Lauryn Hill Fought A Good Fight, But The IRS Doesn’t Play Fair

Lauryn Hill might win some, but she just lost one costly battle with Captain America.

The eight-time Grammy Award–winning singer was sentenced Monday to three months in federal prison, followed by three months of home confinement with electronic monitoring, for failure to pay taxes on more than $2 million in earnings.

Hill must serve a year of supervised release and pay a $60,000 fine in addition to paying her tax debt to the IRS.

Hill, 37, stormed the music scene as the multifaceted female member of The Fugees. The chocolate-skinned, musical firecracker gained fame as a dope hip-hop lyricist and soulful songstress. Her 1998 solo debut album, The Miseducation of Lauryn Hill, went on to sell over 19 million copies worldwide, and earned her five Grammy Awards, including the award for Album of the Year. She broke the record for first-week sales by a female artist, moving 422,624 copies.

That was the pinnacle of Hill’s career. Who knew her life would spiral into a soap opera of one strange turn after another.

Despite her success, her personal life has been filled with turmoil, long hiatuses from making music, relationship troubles and, at times, bizarre behavior at shows. Her tumultuous relationship with Rohan Marley, the son of reggae legend Bob Marley, has produced five children and required much expended emotion.

Hill has been accused of being selfish, delusional, emotionally unstable and downright crazy. Her reasons for not filing income taxes range from lack of money due to the “enslaving” practices of her record label, to her explanation that she dropped out of the music business because her family was in danger.

Most news outlets are painting her as a woman living in the clouds, high off celebrity life and a sense of entitlement – the very things she preaches against in her music and devalues in her lifestyle. 

Attorney Damien Bevelle was at Hill’s sentencing and says he is “intimately familiar with the details of the case.” Bevelle says he understands the complexities of the music game and how artists can get caught up in the whirlwind. He insists Hill, who admitted she didn’t pay taxes on about $818,000 earned in 2005, $222,000 in 2006 and $761,000 in 2007, was not motivated by greed.

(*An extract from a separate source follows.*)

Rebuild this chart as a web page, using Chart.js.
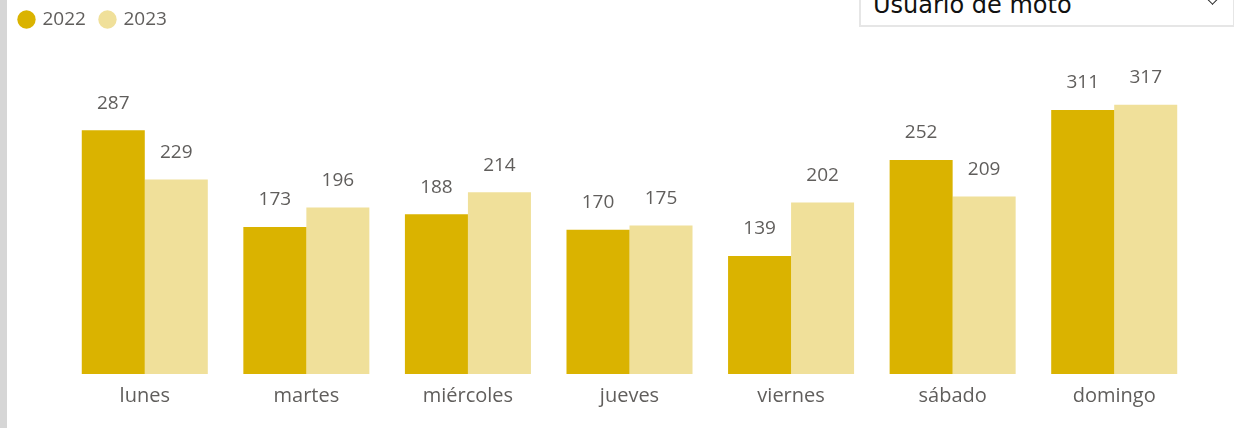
<!DOCTYPE html>
<html lang="es">
<head>
<meta charset="utf-8">
<title>Usuario de moto por día</title>
<script src="https://cdn.jsdelivr.net/npm/chart.js@4/dist/chart.umd.min.js"></script>
<style>
  html, body { margin: 0; padding: 0; background: #fff; }
  #wrap { position: relative; width: 1234px; height: 428px; overflow: hidden; }
  #edge { position: absolute; left: 0; top: 0; width: 7px; height: 428px; background: #d6d6d6; }
  #chart { position: absolute; left: 0; top: 0; }
  #slicer {
    position: absolute; left: 859px; top: -20px; width: 372px; height: 45px;
    border: 2px solid #e6e6e6; border-top: none; background: #fff; box-sizing: content-box;
  }
  #slicer span {
    position: absolute; left: 12px; top: 11px;
    font-family: "DejaVu Sans", sans-serif; font-size: 24px; color: #111;
  }
  #slicer i {
    position: absolute; left: 347px; top: 14px; width: 8px; height: 8px;
    border-right: 1.5px solid #222; border-bottom: 1.5px solid #222; transform: rotate(45deg);
  }
</style>
</head>
<body>
<div id="wrap">
  <div id="edge"></div>
  <canvas id="chart" width="1234" height="428"></canvas>
  <div id="slicer"><span>Usuario de moto</span><i></i></div>
</div>
<script>
"use strict";

const DAYS = ["lunes", "martes", "miércoles", "jueves", "viernes", "sábado", "domingo"];
const V2022 = [287, 173, 188, 170, 139, 252, 311];
const V2023 = [229, 196, 214, 175, 202, 209, 317];

const GOLD = "#DAB300";
const PALE = "#F0E09A";
const TXT = "#605E5C";
const FONT = "'Open Sans', 'Noto Sans', sans-serif";

// etiquetas de valor encima de cada barra
const valueLabels = {
  id: "valueLabels",
  afterDatasetsDraw(chart) {
    const ctx = chart.ctx;
    ctx.save();
    ctx.font = "19px " + FONT;
    ctx.fillStyle = TXT;
    ctx.textAlign = "center";
    ctx.textBaseline = "middle";
    chart.data.datasets.forEach((ds, i) => {
      chart.getDatasetMeta(i).data.forEach((bar, j) => {
        ctx.fillText(String(ds.data[j]), bar.x, bar.y - 27);
      });
    });
    ctx.restore();
  },
};

new Chart(document.getElementById("chart"), {
  type: "bar",
  data: {
    labels: DAYS,
    datasets: [
      { label: "2022", data: V2022, backgroundColor: GOLD },
      { label: "2023", data: V2023, backgroundColor: PALE },
    ],
  },
  options: {
    responsive: false,
    animation: false,
    categoryPercentage: 0.78,
    barPercentage: 1.0,
    layout: { padding: { left: 5, right: 39, top: -5, bottom: 10 } },
    plugins: {
      legend: {
        display: true,
        align: "start",
        labels: {
          color: TXT,
          font: { family: FONT, size: 19 },
          usePointStyle: true,
          pointStyle: "circle",
          boxWidth: 13,
          boxHeight: 13,
          padding: 15,
        },
      },
      tooltip: { enabled: false },
    },
    scales: {
      x: {
        grid: { display: false, drawTicks: false },
        border: { display: false },
        ticks: { color: TXT, font: { family: FONT, size: 20 }, padding: 10 },
      },
      y: {
        min: 0,
        max: 394.5,
        grid: { display: false, drawTicks: false },
        border: { display: false },
        ticks: { display: false },
        afterFit: (s) => { s.width = 59; }, // deja el área de barras en x=64
      },
    },
  },
  plugins: [valueLabels],
});
</script>
</body>
</html>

“Ms. Hill spoke eloquently in court, taking responsibility for her negligence,” Bevelle continued, “but also offering an explanation that I felt was sincere and somewhat understandable (if you understand the ‘matrix’ that is the entertainment/music business). What I can say is Ms. Hill’s situation was not the result of extravagant living or excess spending. There are other issues at play that I cannot divulge.”

Bevelle also feels Hill is being misrepresented by media types who aren’t privy to the extenuating circumstances of her case.   

 “I am not defending Ms. Hill for not filing her tax returns. What I am defending or challenging, is a mischaracterization of her character with respect to this situation based on the facts as I know them to be.  All this rhetoric about her being ‘delusional’ is simply not in accord with facts.

“Ms. Hill did not blame anyone else, she took responsibility for having not filed her returns and she is now suffering the consequences of that conscious decision.”

Actually, Hill blames the biz that created her wealth, and as she got older, the politics of the game turned her off. 

“This has been a 10+ year battle, for a long time played out behind closed doors, but now in front of the public eye,” Hill told hypetrak.com. “This is an old conflict between art and commerce… free minds, and minds that are perhaps overly tethered to structure. This is about inequity, and the resulting disenfranchisement caused by it.”

Unfortunately, nobody wins philosophical disputes with Uncle Sam. Hill’s learning that the hard way.